Until recently, Adams’s habits of evasion, of creating a fog of mystery around even the most basic questions — where does he live? What does he eat? — had mostly made him seem like a scamp, not a criminal. Even after his indictment, some of those who had worked for him found it hard to believe he is personally crooked. “I’m certain that Eric is not corrupt,” says a former Adams aide. “On the other hand, Eric can have terrible judgment in people and is incredibly stubborn.” Adams has often called himself “perfectly imperfect,” a phrase that now seems likely to serve as his epitaph, however the end comes. The positive side of his record includes his hiring of a number of highly competent — and mostly female — deputies and empowering them to run much of the city with minimal interference. The imperfections start with some of the other individuals on his payroll, who represent the very worst that city politics has to offer.

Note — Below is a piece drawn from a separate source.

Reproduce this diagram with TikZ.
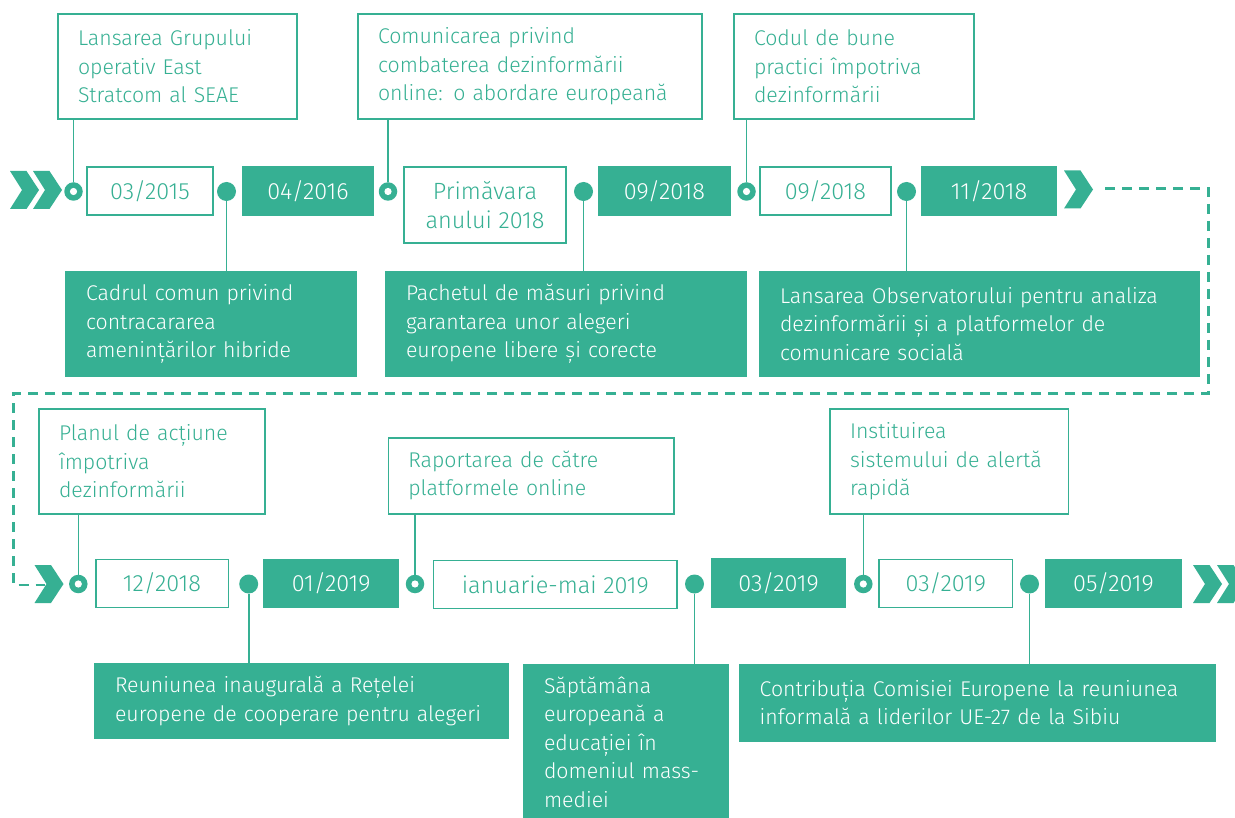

“How did we get here? He brought with him a set of people whose track record of corrupt activity was already well known,” says Brad Lander, the city comptroller and a declared candidate for mayor in the next election. “I think that sent a broad signal to people that this was an administration with a very high tolerance for corruption. And unfortunately, a lot of people seem to have gotten that message and then people who did really genuinely try to do things with integrity paid for it.”

Reports of corruption have dogged Adams’s administration since its earliest days; now, they’re just more detailed. Straw donations. A nightclub-shakedown racket. Nepotism hires. A buildings commissioner who took alleged bribes from alleged mobsters. A mayoral crony who supposedly cried out, “Where are my crumbs?” And it was all so crummy, so careless, so old-school, so Tammany Hall.

“It’s a surprise to me how stupid they seem to be,” says one veteran of Brooklyn politics who has seen a few bosses come and go. “In the sense that if you’re going to milk your positions for private gain, that they weren’t more thoughtful about how they went about doing it.”